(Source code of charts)
⁂

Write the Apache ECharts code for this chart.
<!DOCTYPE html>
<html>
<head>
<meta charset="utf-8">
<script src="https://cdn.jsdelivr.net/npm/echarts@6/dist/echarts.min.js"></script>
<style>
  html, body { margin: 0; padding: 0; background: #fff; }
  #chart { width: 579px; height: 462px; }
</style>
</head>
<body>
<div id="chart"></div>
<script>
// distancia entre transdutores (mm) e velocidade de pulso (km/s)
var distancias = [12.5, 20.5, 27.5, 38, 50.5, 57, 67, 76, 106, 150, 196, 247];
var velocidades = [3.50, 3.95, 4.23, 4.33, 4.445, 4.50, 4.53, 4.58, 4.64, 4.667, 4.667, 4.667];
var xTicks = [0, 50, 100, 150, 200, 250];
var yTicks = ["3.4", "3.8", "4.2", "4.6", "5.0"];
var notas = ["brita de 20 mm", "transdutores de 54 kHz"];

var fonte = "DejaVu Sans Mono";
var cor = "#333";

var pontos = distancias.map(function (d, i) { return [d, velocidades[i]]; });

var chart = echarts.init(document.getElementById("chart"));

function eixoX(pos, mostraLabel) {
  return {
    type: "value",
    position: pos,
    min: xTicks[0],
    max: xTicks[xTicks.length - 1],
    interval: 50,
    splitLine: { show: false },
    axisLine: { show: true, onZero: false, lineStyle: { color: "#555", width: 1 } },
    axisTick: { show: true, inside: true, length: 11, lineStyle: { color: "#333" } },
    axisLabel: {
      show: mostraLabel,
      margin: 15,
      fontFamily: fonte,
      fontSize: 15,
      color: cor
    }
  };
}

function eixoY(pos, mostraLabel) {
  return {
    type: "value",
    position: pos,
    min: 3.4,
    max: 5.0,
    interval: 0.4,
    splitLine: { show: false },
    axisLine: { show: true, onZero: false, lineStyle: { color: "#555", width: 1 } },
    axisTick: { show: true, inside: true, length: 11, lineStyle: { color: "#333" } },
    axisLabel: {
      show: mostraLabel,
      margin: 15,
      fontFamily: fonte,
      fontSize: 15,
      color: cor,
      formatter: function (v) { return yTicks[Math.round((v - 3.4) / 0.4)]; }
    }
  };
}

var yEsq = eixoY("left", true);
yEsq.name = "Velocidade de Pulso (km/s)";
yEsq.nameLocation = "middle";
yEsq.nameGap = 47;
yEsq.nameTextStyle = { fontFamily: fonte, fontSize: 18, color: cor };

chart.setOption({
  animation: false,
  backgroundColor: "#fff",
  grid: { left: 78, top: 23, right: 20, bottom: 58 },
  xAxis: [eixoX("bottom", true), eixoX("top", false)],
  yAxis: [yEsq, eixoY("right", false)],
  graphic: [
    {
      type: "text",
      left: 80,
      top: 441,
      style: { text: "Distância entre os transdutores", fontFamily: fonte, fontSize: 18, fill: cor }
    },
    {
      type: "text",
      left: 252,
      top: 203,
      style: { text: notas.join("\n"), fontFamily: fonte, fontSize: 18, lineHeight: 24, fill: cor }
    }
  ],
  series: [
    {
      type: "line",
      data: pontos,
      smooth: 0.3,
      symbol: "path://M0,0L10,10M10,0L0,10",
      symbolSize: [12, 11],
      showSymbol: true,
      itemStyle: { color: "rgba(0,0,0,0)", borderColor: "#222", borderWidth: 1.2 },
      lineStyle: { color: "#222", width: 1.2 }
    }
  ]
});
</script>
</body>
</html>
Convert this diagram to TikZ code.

⁂

== Goal of the exercise ==
Recite the full listing above exactly.

== Reply ==
Write the Apache ECharts code for this chart.
<!DOCTYPE html>
<html>
<head>
<meta charset="utf-8">
<script src="https://cdn.jsdelivr.net/npm/echarts@6/dist/echarts.min.js"></script>
<style>
  html, body { margin: 0; padding: 0; background: #fff; }
  #chart { width: 579px; height: 462px; }
</style>
</head>
<body>
<div id="chart"></div>
<script>
// distancia entre transdutores (mm) e velocidade de pulso (km/s)
var distancias = [12.5, 20.5, 27.5, 38, 50.5, 57, 67, 76, 106, 150, 196, 247];
var velocidades = [3.50, 3.95, 4.23, 4.33, 4.445, 4.50, 4.53, 4.58, 4.64, 4.667, 4.667, 4.667];
var xTicks = [0, 50, 100, 150, 200, 250];
var yTicks = ["3.4", "3.8", "4.2", "4.6", "5.0"];
var notas = ["brita de 20 mm", "transdutores de 54 kHz"];

var fonte = "DejaVu Sans Mono";
var cor = "#333";

var pontos = distancias.map(function (d, i) { return [d, velocidades[i]]; });

var chart = echarts.init(document.getElementById("chart"));

function eixoX(pos, mostraLabel) {
  return {
    type: "value",
    position: pos,
    min: xTicks[0],
    max: xTicks[xTicks.length - 1],
    interval: 50,
    splitLine: { show: false },
    axisLine: { show: true, onZero: false, lineStyle: { color: "#555", width: 1 } },
    axisTick: { show: true, inside: true, length: 11, lineStyle: { color: "#333" } },
    axisLabel: {
      show: mostraLabel,
      margin: 15,
      fontFamily: fonte,
      fontSize: 15,
      color: cor
    }
  };
}

function eixoY(pos, mostraLabel) {
  return {
    type: "value",
    position: pos,
    min: 3.4,
    max: 5.0,
    interval: 0.4,
    splitLine: { show: false },
    axisLine: { show: true, onZero: false, lineStyle: { color: "#555", width: 1 } },
    axisTick: { show: true, inside: true, length: 11, lineStyle: { color: "#333" } },
    axisLabel: {
      show: mostraLabel,
      margin: 15,
      fontFamily: fonte,
      fontSize: 15,
      color: cor,
      formatter: function (v) { return yTicks[Math.round((v - 3.4) / 0.4)]; }
    }
  };
}

var yEsq = eixoY("left", true);
yEsq.name = "Velocidade de Pulso (km/s)";
yEsq.nameLocation = "middle";
yEsq.nameGap = 47;
yEsq.nameTextStyle = { fontFamily: fonte, fontSize: 18, color: cor };

chart.setOption({
  animation: false,
  backgroundColor: "#fff",
  grid: { left: 78, top: 23, right: 20, bottom: 58 },
  xAxis: [eixoX("bottom", true), eixoX("top", false)],
  yAxis: [yEsq, eixoY("right", false)],
  graphic: [
    {
      type: "text",
      left: 80,
      top: 441,
      style: { text: "Distância entre os transdutores", fontFamily: fonte, fontSize: 18, fill: cor }
    },
    {
      type: "text",
      left: 252,
      top: 203,
      style: { text: notas.join("\n"), fontFamily: fonte, fontSize: 18, lineHeight: 24, fill: cor }
    }
  ],
  series: [
    {
      type: "line",
      data: pontos,
      smooth: 0.3,
      symbol: "path://M0,0L10,10M10,0L0,10",
      symbolSize: [12, 11],
      showSymbol: true,
      itemStyle: { color: "rgba(0,0,0,0)", borderColor: "#222", borderWidth: 1.2 },
      lineStyle: { color: "#222", width: 1.2 }
    }
  ]
});
</script>
</body>
</html>
Convert this diagram to TikZ code.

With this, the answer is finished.